Volumetric tumour assessment is based on fairly new and clinically underrepresented technologies. A variety of fundamentally different approaches have been recently tested in order to shape the growing role of volumetric image analysis for specific clinical settings. One such study assessed the predictive value of volumetrically measured tumour burden for HCC recurrence after liver transplantation. Based on the assumption that HCC lesions are ellipsoid rather than spherical, this retrospective study calculated tumour burden on the basis of the overall tumour diameter by extrapolating the volumes using the ellipsoid formula [32]. However, this approach is limited because it neglects pathological heterogeneity in tumour shape and structure.

Another recently published study acknowledged the role of tumour biology for the assessment of tumour burden and expanded tumour assessment beyond diameter-based tumour size in the setting of intra-arterial therapies. The authors applied a volumetric assessment of tumour burden using apparent diffusion coefficient (ADC) mapping and concluded that changes in post embolization ADC values reflect patients’ tumour burden reliably [33]. However, a fundamental weakness of this study is the absence of conventional, diameter-based measurements as a reference. Moreover, the authors did not explore clinically applicable cut-offs and applied a segmentation technique that lacks radiological-pathological validation while using a less reliable, fully-automated algorithm.

Our previously published attempts to validate the use of 3D quantitative imaging for HCC staging identified the 65 cm3 threshold as a reliable cut-off value to stratify patient survival according to the enhancing tumour volume of the dominant HCC lesion. However, this study did not explore the emerging role of the liver volume and focused on the single dominant index lesion. The current study addresses both issues by showing that 3D assessment of all tumour lesions achieves the most predictive value. However, the difference in concordances between assessing the dominant lesion only vs. assessing multiple lesions remained below statistical significance and might be clinically dispensable. This result has a broad relevance and may increase the clinical practicability of a 3D tumour assessment. The herein described methodology introduced staggered thresholds, thus allowing for the prediction of survival in patients with smaller tumours. Moreover, the holistic concept of enhancing tumour burden that includes liver volume proved to be a superior model for the prediction of OS when compared to any other assessed radiological method.

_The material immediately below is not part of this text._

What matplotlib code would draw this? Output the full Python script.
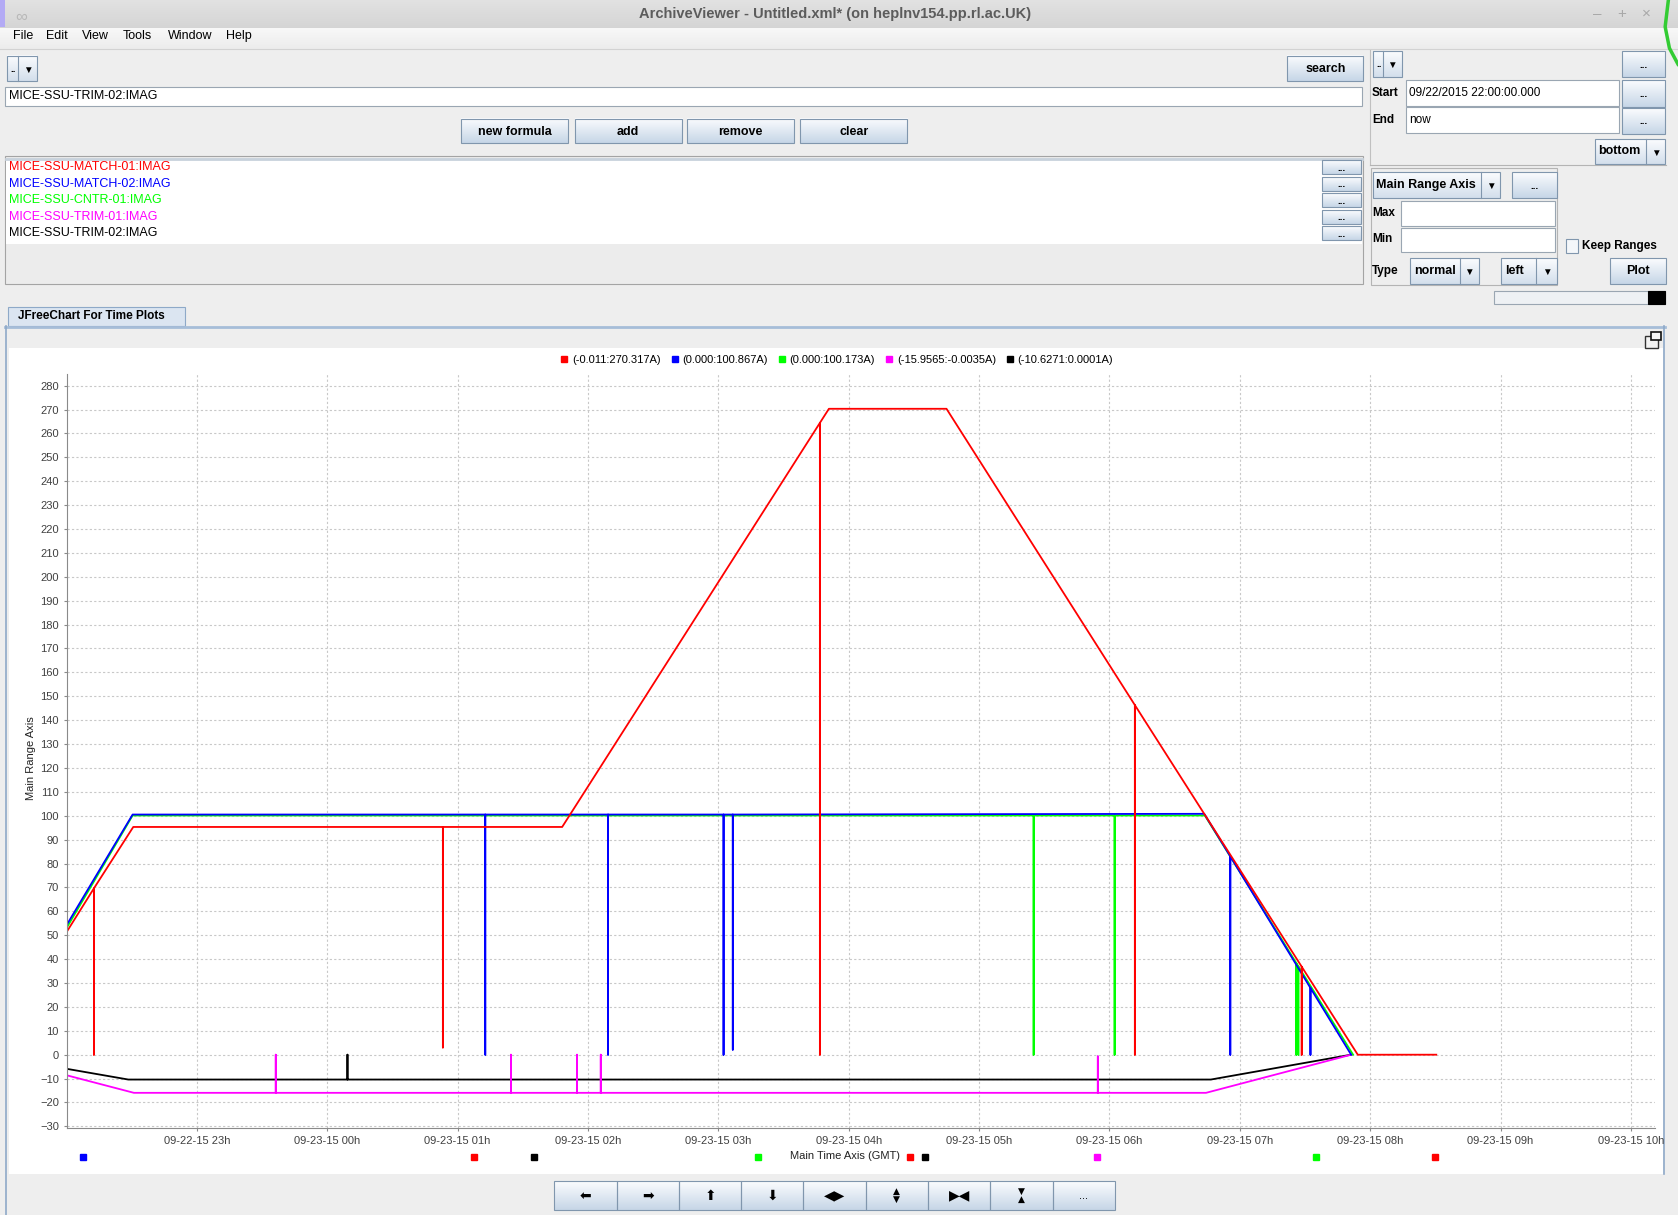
import numpy as np
import pandas as pd
import matplotlib
matplotlib.use('Agg')
import matplotlib.pyplot as plt
import matplotlib.dates as mdates
from matplotlib.patches import Rectangle
from matplotlib.lines import Line2D
from matplotlib.colors import LinearSegmentedColormap

plt.rcParams['font.family'] = ['Liberation Sans', 'DejaVu Sans']

# layout units = screen pixels of the archived window (1568 x 1135)
W, H = 1568, 1135

pv_names = ['MICE-SSU-MATCH-01:IMAG', 'MICE-SSU-MATCH-02:IMAG', 'MICE-SSU-CNTR-01:IMAG',
            'MICE-SSU-TRIM-01:IMAG', 'MICE-SSU-TRIM-02:IMAG']
pv_colors = ['#ff0000', '#0000ff', '#00ff00', '#ff00ff', '#000000']
legend_labels = ['(-0.011:270.317A)', '(0.000:100.867A)', '(0.000:100.173A)',
                 '(-15.9565:-0.0035A)', '(-10.6271:0.0001A)']

# archived samples, times are GMT from 09/22/2015 22:00 onwards
match01_t = ['22:00:00', '22:12:35', '22:12:35', '22:12:35', '22:30:42', '00:53:12', '00:53:12',
             '00:53:12', '01:48:06', '03:46:43', '03:46:43', '03:46:43', '03:50:52', '04:44:59',
             '06:11:41', '06:11:41', '06:11:41', '07:28:29', '07:28:29', '07:28:29', '07:54:17',
             '08:30:24']
match01_v = [51.3, 69.6, 0.0, 69.6, 95.3, 95.3, 3.0, 95.3, 95.3, 264.4, 0.0, 264.4, 270.3, 270.3,
             146.3, 0.0, 146.3, 36.8, 0.0, 36.8, -0.011, 0.0]

match02_t = ['22:00:00', '22:30:24', '01:12:42', '01:12:42', '01:12:42', '02:09:13', '02:09:13',
             '02:09:13', '03:02:23', '03:02:23', '03:02:23', '03:06:38', '03:06:38', '03:06:38',
             '06:43:36', '06:55:36', '06:55:36', '06:55:36', '07:32:30', '07:32:30', '07:32:30',
             '07:51:13']
match02_v = [54.2, 100.5, 100.5, 0.0, 100.5, 100.5, 0.0, 100.5, 100.5, 0.0, 100.5, 100.5, 2.1,
             100.5, 100.8, 83.0, 0.0, 83.0, 27.9, 0.0, 27.9, 0.0]

cntr01_t = ['22:00:00', '22:30:24', '05:25:06', '05:25:06', '05:25:06', '06:02:22', '06:02:22',
            '06:02:22', '06:43:54', '07:26:01', '07:26:01', '07:26:01', '07:26:55', '07:26:55',
            '07:26:55', '07:52:07']
cntr01_v = [53.0, 100.1, 100.1, 0.0, 100.1, 100.1, 0.0, 100.1, 100.1, 38.3, 0.0, 38.3, 37.0, 0.0,
            37.0, 0.0]

trim01_t = ['22:00:00', '22:31:00', '23:36:17', '23:36:17', '23:36:17', '01:24:31', '01:24:31',
            '01:24:31', '01:54:56', '01:54:56', '01:54:56', '02:05:52', '02:05:52', '02:05:52',
            '05:54:38', '05:54:38', '05:54:38', '06:44:26', '07:51:13']
trim01_v = [-8.6, -15.96, -15.96, 0.0, -15.96, -15.96, 0.0, -15.96, -15.96, 0.0, -15.96, -15.96,
            0.0, -15.96, -15.96, -0.7, -15.96, -15.96, -0.0035]

trim02_t = ['22:00:00', '22:28:25', '00:09:17', '00:09:17', '00:09:17', '06:46:40', '07:51:13']
trim02_v = [-5.9, -10.4, -10.4, 0.0, -10.4, -10.4, 0.0001]

# small coloured marks drawn under the time axis
mark_t = ['22:07:44', '01:07:40', '01:35:20', '03:18:20', '04:28:22', '04:35:01', '05:54:06',
          '07:35:12', '08:29:41']
mark_c = ['#0000ff', '#ff0000', '#000000', '#00ff00', '#ff0000', '#000000', '#ff00ff',
          '#00ff00', '#ff0000']

hour_ticks = ['23:00:00', '00:00:00', '01:00:00', '02:00:00', '03:00:00', '04:00:00',
              '05:00:00', '06:00:00', '07:00:00', '08:00:00', '09:00:00', '10:00:00']
y_ticks = list(range(-30, 290, 10))


def to_time(hms):
    # start is 09/22 22:00, anything earlier in the day belongs to 09/23
    day = '2015-09-22' if hms >= '22' else '2015-09-23'
    return pd.Timestamp(day + ' ' + hms)


fig = plt.figure(figsize=(16.78, 12.15), dpi=100, facecolor='#eeeeee')
bg = fig.add_axes([0, 0, 1, 1])
bg.set_autoscale_on(False)
bg.set_xlim(0, W)
bg.set_ylim(H, 0)
bg.axis('off')


def box(x0, y0, x1, y1, fc='white', ec='#9aa6b2', lw=0.8, z=2):
    bg.add_patch(Rectangle((x0, y0), x1 - x0, y1 - y0, facecolor=fc, edgecolor=ec,
                           linewidth=lw, zorder=z))


def shade(x0, y0, x1, y1, top, bottom, z=2):
    cm = LinearSegmentedColormap.from_list('g', [top, bottom])
    bg.imshow(np.linspace(0, 1, 64).reshape(-1, 1), cmap=cm, extent=(x0, x1, y1, y0),
              aspect='auto', zorder=z, interpolation='bilinear')


def label(x, y, s, size=9, color='black', weight='normal', ha='left'):
    bg.text(x, y, s, fontsize=size, color=color, fontweight=weight, ha=ha, va='center', zorder=6)


def button(x0, y0, x1, y1, s, size=9):
    shade(x0, y0, x1, y1, '#fbfcfe', '#c6d6e7')
    box(x0, y0, x1, y1, fc='none', ec='#8096ad', z=3)
    label((x0 + x1) / 2, (y0 + y1) / 2 + 0.5, s, size=size, weight='bold', ha='center')


def combo(x0, y0, x1, y1, s, arrow_x, size=9):
    shade(x0, y0, x1, y1, '#fbfcfe', '#d3dfec')
    box(x0, y0, x1, y1, fc='none', ec='#8096ad', z=3)
    bg.plot([arrow_x, arrow_x], [y0, y1], color='#8096ad', lw=0.8, zorder=3)
    label(x0 + 3, (y0 + y1) / 2, s, size=size, weight='bold')
    label((arrow_x + x1) / 2, (y0 + y1) / 2 + 1, '\u25bc', size=7, ha='center')


def field(x0, y0, x1, y1, s='', size=8.5):
    box(x0, y0, x1, y1, fc='white', ec='#9aa6b2')
    if s:
        label(x0 + 3, (y0 + y1) / 2, s, size=size)


# window title + menu
shade(0, 0, W, 27, '#e2e2e2', '#d4d4d4')
box(0, 0, 5, 25, fc='#b3aaf5', ec='none', z=3)
label(20, 16, '\u221e', size=12, color='#b8b8b8', ha='center')
label(780, 13, 'ArchiveViewer - Untitled.xml* (on heplnv154.pp.rl.ac.UK)', size=10.5,
      color='#5c5c5c', weight='bold', ha='center')
for s, x in [('\u2013', 1493), ('+', 1515), ('\u00d7', 1538)]:
    label(x, 13, s, size=11, color='#a8a8a8', ha='center')
bg.plot([1559, 1556, 1560, 1568], [0, 25, 45, 60], color='#33cc33', lw=2.5, zorder=4)
shade(0, 27, W, 46, '#f8f8f8', '#ececec')
bg.plot([0, W], [46, 46], color='#d2d2d2', lw=0.8, zorder=3)
for s, x in [('File', 12), ('Edit', 43), ('View', 77), ('Tools', 115), ('Window', 157), ('Help', 211)]:
    label(x, 34, s, size=9)

# pv selection area
combo(7, 52, 35, 76, '..', 17, size=7)
button(1203, 52, 1274, 76, 'search')
field(5, 81, 1273, 99, 'MICE-SSU-TRIM-02:IMAG', size=9)
for s, x0 in [('new formula', 431), ('add', 537), ('remove', 642), ('clear', 748)]:
    button(x0, 111, x0 + 100, 134, s)
box(5, 146, 1274, 265, fc='#ececec', ec='#a4a4a4')
box(6, 149, 1273, 228, fc='white', ec='none')
bg.plot([6, 1273], [148.5, 148.5], color='#c8d2dc', lw=2, zorder=3)
for i, (name, c) in enumerate(zip(pv_names, pv_colors)):
    y = 156 + i * 15.5
    label(8, y, name, size=9, color=c)
    button(1235, y - 6.5, 1272, y + 6.5, '...', size=7)

# right hand time / axis panel
bg.plot([1280, 1280], [47, 154], color='#c0c0c0', lw=0.8, zorder=3)
bg.plot([1280, 1557], [154.5, 154.5], color='#b4b4b4', lw=0.8, zorder=3)
combo(1283, 48, 1310, 72, '..', 1292, size=7)
button(1516, 48, 1556, 72, '...', size=7)
label(1282, 87, 'Start', size=8.5, weight='bold')
field(1314, 75, 1513, 99, '09/22/2015 22:00:00.000')
button(1516, 75, 1556, 100, '...', size=7)
label(1282, 112, 'End', size=8.5, weight='bold')
field(1314, 100, 1513, 124, 'now')
button(1516, 101, 1556, 125, '...', size=7)
combo(1490, 130, 1556, 153, 'bottom', 1538)

box(1281, 157, 1455, 266, fc='none', ec='#b4b4b4')
combo(1283, 161, 1402, 185, 'Main Range Axis', 1384)
button(1413, 161, 1455, 185, '...', size=7)
label(1282, 199, 'Max', size=8.5, weight='bold')
field(1309, 188, 1453, 211)
label(1282, 223, 'Min', size=8.5, weight='bold')
field(1309, 213, 1453, 235)
box(1463, 223, 1475, 236, fc='#f4f7fa', ec='#8096ad')
label(1478, 230, 'Keep Ranges', size=8.5, weight='bold')
label(1282, 253, 'Type', size=8.5, weight='bold')
combo(1318, 241, 1382, 265, 'normal', 1364)
combo(1403, 241, 1455, 265, 'left', 1435)
button(1504, 241, 1557, 265, 'Plot')
box(1396, 272, 1556, 284, fc='#eef1f4', ec='#9aa6b2')
box(1540, 272, 1556, 284, fc='black', ec='black', z=3)

# chart tab and panel
box(7.5, 287, 172.5, 305, fc='#dbe5f1', ec='#8ea9c8')
label(17, 295.5, 'JFreeChart For Time Plots', size=8.5, weight='bold')
bg.plot([5, 1556], [305.5, 305.5], color='#a6bdd8', lw=2, zorder=3)
bg.plot([6, 6], [305, H], color='#8ea9c8', lw=1.2, zorder=3)
bg.plot([1555, 1555], [305, 1097], color='#8ea9c8', lw=1.2, zorder=3)
box(8, 325, 1554, 1097, fc='white', ec='none', z=1)
box(1537, 314, 1549, 325, fc='#f4f4f4', ec='#333333', lw=1)
box(1543, 310, 1552, 318, fc='#f4f4f4', ec='#111111', lw=1.2)

# navigation buttons under the chart
nav = ['\u2b05', '\u27a1', '\u2b06', '\u2b07', '\u25c0\u25b6', '\u25b2\n\u25bc', '\u25b6\u25c0',
       '\u25bc\n\u25b2', '...']
for i, s in enumerate(nav):
    x0 = 518 + i * 58.2
    shade(x0, 1103, x0 + 58.2, 1130, '#fbfcfe', '#c6d6e7')
    box(x0, 1103, x0 + 58.2, 1130, fc='none', ec='#8096ad', z=3)
    fs = 6.5 if '\n' in s else (7 if s == '...' else 10)
    bg.text(x0 + 29.1, 1117, s, fontsize=fs, ha='center', va='center', zorder=6,
            linespacing=0.9, family=['DejaVu Sans'])

# the chart itself
ax = fig.add_axes([62.2 / W, 1 - 1054 / H, (1546.7 - 62.2) / W, (1054 - 349.5) / H])
ax.set_facecolor('white')
series = [(match01_t, match01_v), (match02_t, match02_v), (cntr01_t, cntr01_v),
          (trim01_t, trim01_v), (trim02_t, trim02_v)]
for (t, v), c in reversed(list(zip(series, pv_colors))):
    ax.plot([to_time(s) for s in t], v, color=c, lw=1.3)

for t, c in zip(mark_t, mark_c):
    ax.plot([to_time(t)], [-0.0383], marker='s', ms=4.5, color=c, ls='none',
            transform=ax.get_xaxis_transform(), clip_on=False)

ax.set_xlim(to_time('22:00:00'), to_time('10:11:10'))
ax.set_ylim(-30.8, 284.8)
ax.set_xticks([to_time(h) for h in hour_ticks])
ax.xaxis.set_major_formatter(mdates.DateFormatter('%m-%d-%y %Hh'))
ax.set_yticks(y_ticks)
ax.grid(True, color='#c8c8c8', linestyle=(0, (2, 2)), lw=0.8)
ax.set_axisbelow(True)
for side in ['top', 'right']:
    ax.spines[side].set_visible(False)
for side in ['left', 'bottom']:
    ax.spines[side].set_color('#8a8a8a')
ax.tick_params(labelsize=8, colors='#8a8a8a', labelcolor='#404040', length=2.5, width=0.8, pad=3)
ax.set_xlabel('Main Time Axis (GMT)', fontsize=8, color='#222222')
ax.xaxis.set_label_coords((790 - 62.2) / 1484.5, -0.0298)
ax.set_ylabel('Main Range Axis', fontsize=8, color='#222222')
ax.yaxis.set_label_coords(-0.0195, 0.491)

handles = [Line2D([], [], ls='none', marker='s', ms=4.5, color=c) for c in pv_colors]
fig.legend(handles, legend_labels, loc='center', bbox_to_anchor=(782 / W, 1 - 336 / H), ncol=5,
           frameon=False, fontsize=8, handlelength=0.7, handletextpad=0.35, columnspacing=0.9)

fig.savefig('out.png', dpi=100, facecolor=fig.get_facecolor())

There were several limitations to our study. First, it is a single-institutional retrospective analysis in patients with HCC treated with chemoembolization only. This may have caused selection bias and furthermore limits the applicability of the data with regard to early-stage disease. However, because TACE is the most commonly used treatment for unresectable HCC, our study may provide a more standardized approach for an interventional oncology setting. The choice of thresholds in this study is an additional limitation. An ideal staging system would separate very small single tumours of less than 2 cm in order to stratify patients into very early tumour stage as a separate group [8]. Because of the medium-sized cohort with mainly intermediate and advanced stages and tumour sizes, our study lacks this step and thus does not offer a sufficient subgroup analysis. The recruitment of patients with advanced-stage HCC (BCLC C) for loco-regional therapies and subsequent image analysis is in agreement with the clinical reality, which frequently deviates from the BCLC treatment recommendations. In light of the recently introduced HKLC staging system which propagates intra-arterial therapies in patients with greater tumour burden (mostly BCLC C), the herein proposed 3D imaging markers can be used across tumour stage and were thus validated for both BCLC B and C patients.

In summary, 3D quantitative assessment of the enhancing tumour burden as represented by the largest HCC lesion is a stronger predictor of survival as compared to diameter-based measurements. Assessing multiple tumour lesions provides no substantial improvement in predicting OS than evaluating the dominant lesion alone.